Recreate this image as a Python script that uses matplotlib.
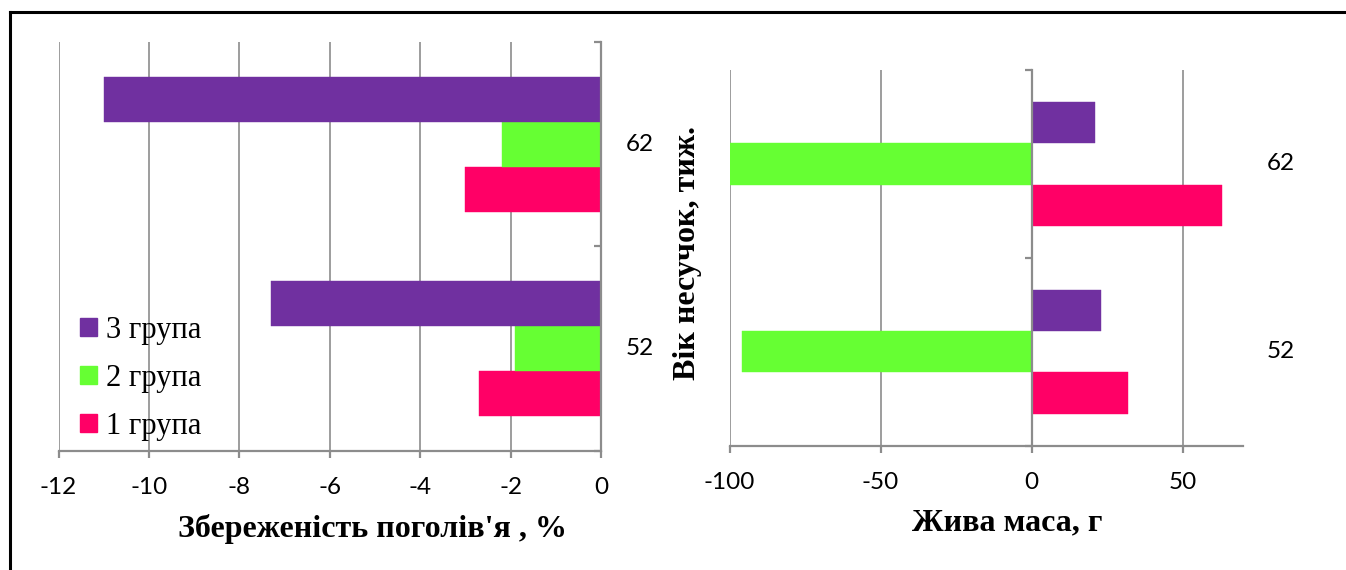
import matplotlib
matplotlib.use("Agg")
import matplotlib.pyplot as plt
from matplotlib.lines import Line2D
from matplotlib.patches import Patch

# ---- data ----
ages = ["52", "62"]
groups = ["1 група", "2 група", "3 група"]
colors = ["#FF0066", "#66FF33", "#7030A0"]
survival = {  # Збереженість поголів'я, %
    "1 група": [-2.7, -3.0],
    "2 група": [-1.9, -2.2],
    "3 група": [-7.3, -11.0],
}
weight = {  # Жива маса, г
    "1 група": [32, 63],
    "2 група": [-96, -100],
    "3 група": [23, 21],
}
left_ticks = [-12, -10, -8, -6, -4, -2, 0]
right_ticks = [-100, -50, 0, 50]

W, H = 1346, 570
fig = plt.figure(figsize=(W / 100, H / 100), dpi=100)

GRID = "#8c8c8c"
tick_font = dict(family="Lato", size=17.5)
label_font = dict(family="Liberation Serif", weight="bold", size=23)


def px_axes(x0, y0, x1, y1):
    return fig.add_axes([x0 / W, 1 - y1 / H, (x1 - x0) / W, (y1 - y0) / H])


def style(ax, data, xlim, xticks, lab_x):
    bh = 0.22
    offsets = [-bh, 0.0, bh]
    for g, c, off in zip(groups, colors, offsets):
        ys = [i + off for i in range(len(ages))]
        ax.barh(ys, data[g], height=bh, color=c, edgecolor=c, linewidth=0.3, zorder=1)
    ax.set_xlim(*xlim)
    ax.set_ylim(-0.5, len(ages) - 0.5)
    ax.set_axisbelow(True)
    ax.set_xticks(xticks)
    ax.set_xticklabels([str(t) for t in xticks], fontdict=tick_font)
    ax.xaxis.grid(True, color=GRID, linewidth=1.2)
    for s in ["top", "right"]:
        ax.spines[s].set_visible(False)
    ax.spines["left"].set_position(("data", 0))
    ax.spines["left"].set_color(GRID)
    ax.spines["left"].set_linewidth(1.6)
    ax.spines["bottom"].set_color(GRID)
    ax.spines["bottom"].set_linewidth(1.6)
    ax.set_yticks([-0.5, 0.5, 1.5])
    ax.set_yticklabels([])
    ax.tick_params(axis="y", direction="out", length=5, width=1.6, color=GRID)
    ax.tick_params(axis="x", direction="out", length=5, width=1.6, color=GRID, pad=14)
    for i, a in enumerate(ages):
        ax.text(lab_x, i, a, transform=ax.get_yaxis_transform(), ha="center",
                va="center", fontdict=tick_font)


# left panel
ax1 = px_axes(58.5, 42, 601, 450.7)
style(ax1, survival, (-12, 0), left_ticks, 1.072)
handles = [Patch(facecolor=c, edgecolor=c) for c in colors][::-1]
ax1.legend(handles, groups[::-1], loc="upper left", bbox_to_anchor=(0.04, 0.33),
           frameon=False, prop=dict(family="Liberation Serif", size=22),
           handlelength=0.55, handleheight=0.5, handletextpad=0.3,
           labelspacing=0.62, borderaxespad=0.0, borderpad=0.0)
fig.text(372 / W, 1 - 537 / H, "Збереженість поголів'я , %", ha="center",
         va="baseline", **label_font)

# right panel
ax2 = px_axes(729.6, 70, 1243, 445.7)
style(ax2, weight, (-100, 70), right_ticks, 1.074)
fig.text(1007 / W, 1 - 530 / H, "Жива маса, г", ha="center", va="baseline",
         **label_font)
fig.text(687 / W, 1 - 253 / H, "Вік несучок, тиж.", ha="center", va="center",
         rotation=90, **label_font)

# outer frame (top and left edges)
fig.add_artist(Line2D([9.5 / W, 1.0], [1 - 11.5 / H, 1 - 11.5 / H],
                      transform=fig.transFigure, color="black", linewidth=2.2))
fig.add_artist(Line2D([9.5 / W, 9.5 / W], [0, 1 - 11.5 / H],
                      transform=fig.transFigure, color="black", linewidth=2.2))

fig.savefig("out.png", dpi=100)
==============================
-- Goal --
Return, unchanged, the lines from the first line of the material through the line that holds "return fig.add_axes([x0 /", inclusive, omitting pictures.

-- Solution to the problem --
Recreate this image as a Python script that uses matplotlib.
import matplotlib
matplotlib.use("Agg")
import matplotlib.pyplot as plt
from matplotlib.lines import Line2D
from matplotlib.patches import Patch

# ---- data ----
ages = ["52", "62"]
groups = ["1 група", "2 група", "3 група"]
colors = ["#FF0066", "#66FF33", "#7030A0"]
survival = {  # Збереженість поголів'я, %
    "1 група": [-2.7, -3.0],
    "2 група": [-1.9, -2.2],
    "3 група": [-7.3, -11.0],
}
weight = {  # Жива маса, г
    "1 група": [32, 63],
    "2 група": [-96, -100],
    "3 група": [23, 21],
}
left_ticks = [-12, -10, -8, -6, -4, -2, 0]
right_ticks = [-100, -50, 0, 50]

W, H = 1346, 570
fig = plt.figure(figsize=(W / 100, H / 100), dpi=100)

GRID = "#8c8c8c"
tick_font = dict(family="Lato", size=17.5)
label_font = dict(family="Liberation Serif", weight="bold", size=23)


def px_axes(x0, y0, x1, y1):
    return fig.add_axes([x0 / W, 1 - y1 / H, (x1 - x0) / W, (y1 - y0) / H])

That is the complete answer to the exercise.